Data section -

┄┄┄┄┄┄┄┄┄┄┄┄┄┄┄┄┄┄┄┄

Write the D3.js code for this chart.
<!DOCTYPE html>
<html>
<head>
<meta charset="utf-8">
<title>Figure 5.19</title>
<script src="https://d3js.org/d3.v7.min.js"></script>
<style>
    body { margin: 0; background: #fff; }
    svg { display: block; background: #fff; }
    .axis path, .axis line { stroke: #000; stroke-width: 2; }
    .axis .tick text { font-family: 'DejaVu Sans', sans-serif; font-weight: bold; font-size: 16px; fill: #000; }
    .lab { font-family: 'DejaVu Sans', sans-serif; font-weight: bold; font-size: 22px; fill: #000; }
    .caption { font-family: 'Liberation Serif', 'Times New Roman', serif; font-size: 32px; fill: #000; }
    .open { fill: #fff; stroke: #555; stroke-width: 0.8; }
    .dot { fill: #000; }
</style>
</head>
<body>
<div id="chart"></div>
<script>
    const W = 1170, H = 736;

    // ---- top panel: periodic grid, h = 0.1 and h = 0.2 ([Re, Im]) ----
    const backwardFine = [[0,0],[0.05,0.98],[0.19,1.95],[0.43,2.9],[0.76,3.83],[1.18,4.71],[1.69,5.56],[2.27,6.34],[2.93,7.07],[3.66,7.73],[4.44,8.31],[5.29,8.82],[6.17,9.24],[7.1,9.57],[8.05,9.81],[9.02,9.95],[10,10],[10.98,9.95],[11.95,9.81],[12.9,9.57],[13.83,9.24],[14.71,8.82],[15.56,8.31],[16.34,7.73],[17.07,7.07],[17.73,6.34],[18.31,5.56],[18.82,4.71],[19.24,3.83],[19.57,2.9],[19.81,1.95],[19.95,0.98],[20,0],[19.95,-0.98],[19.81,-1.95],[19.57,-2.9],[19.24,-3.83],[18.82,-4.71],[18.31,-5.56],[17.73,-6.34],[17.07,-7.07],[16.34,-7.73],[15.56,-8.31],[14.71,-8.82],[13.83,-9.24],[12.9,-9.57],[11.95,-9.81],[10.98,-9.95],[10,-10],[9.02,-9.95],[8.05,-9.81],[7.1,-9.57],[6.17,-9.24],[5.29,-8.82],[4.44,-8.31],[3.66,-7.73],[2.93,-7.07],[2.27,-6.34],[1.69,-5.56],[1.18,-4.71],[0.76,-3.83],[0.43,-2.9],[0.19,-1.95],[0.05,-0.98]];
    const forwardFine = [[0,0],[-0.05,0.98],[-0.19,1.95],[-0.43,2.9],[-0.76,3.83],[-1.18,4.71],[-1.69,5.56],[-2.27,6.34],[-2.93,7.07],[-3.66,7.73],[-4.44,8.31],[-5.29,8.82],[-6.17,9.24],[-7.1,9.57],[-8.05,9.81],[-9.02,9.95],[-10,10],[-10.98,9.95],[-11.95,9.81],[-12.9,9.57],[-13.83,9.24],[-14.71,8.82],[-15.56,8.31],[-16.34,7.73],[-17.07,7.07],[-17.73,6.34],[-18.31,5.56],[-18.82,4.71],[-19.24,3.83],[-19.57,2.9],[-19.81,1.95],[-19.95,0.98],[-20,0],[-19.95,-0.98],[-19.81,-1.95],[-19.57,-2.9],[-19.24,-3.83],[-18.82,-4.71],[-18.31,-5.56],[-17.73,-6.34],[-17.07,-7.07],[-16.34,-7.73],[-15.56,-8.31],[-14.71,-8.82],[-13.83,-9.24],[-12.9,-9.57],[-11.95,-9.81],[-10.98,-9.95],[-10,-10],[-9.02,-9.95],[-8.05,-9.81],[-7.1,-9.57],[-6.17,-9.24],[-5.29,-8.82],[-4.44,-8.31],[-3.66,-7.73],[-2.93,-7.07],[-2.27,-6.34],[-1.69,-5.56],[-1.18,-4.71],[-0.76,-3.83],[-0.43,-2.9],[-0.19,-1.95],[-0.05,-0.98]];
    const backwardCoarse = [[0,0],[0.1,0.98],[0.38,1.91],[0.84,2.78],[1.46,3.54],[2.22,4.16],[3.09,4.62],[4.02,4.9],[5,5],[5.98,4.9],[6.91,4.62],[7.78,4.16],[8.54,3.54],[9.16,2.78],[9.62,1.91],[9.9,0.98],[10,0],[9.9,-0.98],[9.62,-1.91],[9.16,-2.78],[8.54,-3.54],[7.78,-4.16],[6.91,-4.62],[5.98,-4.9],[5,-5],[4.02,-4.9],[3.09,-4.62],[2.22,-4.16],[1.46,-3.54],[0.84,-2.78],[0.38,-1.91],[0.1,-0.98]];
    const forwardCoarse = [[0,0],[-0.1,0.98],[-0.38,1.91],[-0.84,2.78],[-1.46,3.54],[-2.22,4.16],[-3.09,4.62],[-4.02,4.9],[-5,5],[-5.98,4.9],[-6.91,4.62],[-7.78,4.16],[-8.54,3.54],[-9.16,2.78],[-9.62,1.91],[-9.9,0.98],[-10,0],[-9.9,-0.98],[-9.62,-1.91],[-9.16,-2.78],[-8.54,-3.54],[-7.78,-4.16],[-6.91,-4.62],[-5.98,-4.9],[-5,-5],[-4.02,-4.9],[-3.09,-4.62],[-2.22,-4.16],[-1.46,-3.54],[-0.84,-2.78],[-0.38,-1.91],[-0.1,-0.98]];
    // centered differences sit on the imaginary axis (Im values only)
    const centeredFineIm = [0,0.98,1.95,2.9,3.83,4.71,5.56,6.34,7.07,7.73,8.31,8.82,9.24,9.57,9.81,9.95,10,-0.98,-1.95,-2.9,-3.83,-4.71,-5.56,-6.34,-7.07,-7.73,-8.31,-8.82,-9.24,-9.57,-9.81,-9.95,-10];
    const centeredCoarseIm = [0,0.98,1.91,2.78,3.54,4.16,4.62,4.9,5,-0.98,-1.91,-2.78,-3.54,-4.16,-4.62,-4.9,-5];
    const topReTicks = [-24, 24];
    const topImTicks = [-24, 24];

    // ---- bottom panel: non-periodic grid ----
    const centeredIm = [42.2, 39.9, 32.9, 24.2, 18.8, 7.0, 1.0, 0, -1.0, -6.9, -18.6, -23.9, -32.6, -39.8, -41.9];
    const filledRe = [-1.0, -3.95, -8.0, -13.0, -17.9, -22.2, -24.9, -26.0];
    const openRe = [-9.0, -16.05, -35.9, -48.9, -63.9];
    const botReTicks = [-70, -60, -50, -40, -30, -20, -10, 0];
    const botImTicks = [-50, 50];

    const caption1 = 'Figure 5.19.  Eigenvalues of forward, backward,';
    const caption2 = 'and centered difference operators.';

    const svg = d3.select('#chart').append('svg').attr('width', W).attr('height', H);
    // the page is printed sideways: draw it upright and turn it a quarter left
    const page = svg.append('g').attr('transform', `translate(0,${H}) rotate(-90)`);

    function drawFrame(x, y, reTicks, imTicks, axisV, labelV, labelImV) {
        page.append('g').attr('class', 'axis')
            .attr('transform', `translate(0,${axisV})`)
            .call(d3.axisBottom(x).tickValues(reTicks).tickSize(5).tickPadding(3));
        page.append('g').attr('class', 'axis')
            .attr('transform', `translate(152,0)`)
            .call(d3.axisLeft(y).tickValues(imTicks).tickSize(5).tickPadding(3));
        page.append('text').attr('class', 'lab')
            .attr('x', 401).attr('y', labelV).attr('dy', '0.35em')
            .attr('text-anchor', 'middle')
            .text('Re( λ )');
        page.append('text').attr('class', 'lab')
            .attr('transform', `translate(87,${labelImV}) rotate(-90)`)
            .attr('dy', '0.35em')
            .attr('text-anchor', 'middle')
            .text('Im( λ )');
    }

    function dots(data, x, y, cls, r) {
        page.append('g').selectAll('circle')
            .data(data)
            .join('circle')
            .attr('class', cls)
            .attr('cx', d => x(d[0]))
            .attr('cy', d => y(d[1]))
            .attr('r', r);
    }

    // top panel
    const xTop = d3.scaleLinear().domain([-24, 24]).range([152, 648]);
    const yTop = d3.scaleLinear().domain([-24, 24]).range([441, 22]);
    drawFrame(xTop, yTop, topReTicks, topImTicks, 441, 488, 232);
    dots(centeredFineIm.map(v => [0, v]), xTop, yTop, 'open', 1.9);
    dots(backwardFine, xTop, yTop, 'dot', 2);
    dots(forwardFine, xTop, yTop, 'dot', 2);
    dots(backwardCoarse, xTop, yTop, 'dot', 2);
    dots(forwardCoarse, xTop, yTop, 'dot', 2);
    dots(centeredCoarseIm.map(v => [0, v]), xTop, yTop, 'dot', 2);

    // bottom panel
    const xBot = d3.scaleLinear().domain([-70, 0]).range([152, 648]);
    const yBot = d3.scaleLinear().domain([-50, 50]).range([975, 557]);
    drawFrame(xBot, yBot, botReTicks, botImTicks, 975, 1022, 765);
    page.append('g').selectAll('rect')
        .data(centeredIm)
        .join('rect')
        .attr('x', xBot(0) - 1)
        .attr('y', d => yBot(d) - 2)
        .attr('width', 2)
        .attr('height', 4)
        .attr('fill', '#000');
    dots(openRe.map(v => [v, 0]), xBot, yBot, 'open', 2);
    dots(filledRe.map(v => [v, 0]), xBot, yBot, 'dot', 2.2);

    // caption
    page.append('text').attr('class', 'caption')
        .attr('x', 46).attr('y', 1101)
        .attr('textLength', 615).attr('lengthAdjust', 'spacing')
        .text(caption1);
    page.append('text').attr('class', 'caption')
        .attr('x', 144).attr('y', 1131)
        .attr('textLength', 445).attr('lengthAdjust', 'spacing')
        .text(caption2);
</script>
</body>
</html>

┄┄┄┄┄┄┄┄┄┄┄┄┄┄┄┄┄┄┄┄

The task - Reproduce only the lines from the top of the material through the one bearing "const W = 1170, H = 736;", each exactly as it stands.

Result of this exercise -
Write the D3.js code for this chart.
<!DOCTYPE html>
<html>
<head>
<meta charset="utf-8">
<title>Figure 5.19</title>
<script src="https://d3js.org/d3.v7.min.js"></script>
<style>
    body { margin: 0; background: #fff; }
    svg { display: block; background: #fff; }
    .axis path, .axis line { stroke: #000; stroke-width: 2; }
    .axis .tick text { font-family: 'DejaVu Sans', sans-serif; font-weight: bold; font-size: 16px; fill: #000; }
    .lab { font-family: 'DejaVu Sans', sans-serif; font-weight: bold; font-size: 22px; fill: #000; }
    .caption { font-family: 'Liberation Serif', 'Times New Roman', serif; font-size: 32px; fill: #000; }
    .open { fill: #fff; stroke: #555; stroke-width: 0.8; }
    .dot { fill: #000; }
</style>
</head>
<body>
<div id="chart"></div>
<script>
    const W = 1170, H = 736;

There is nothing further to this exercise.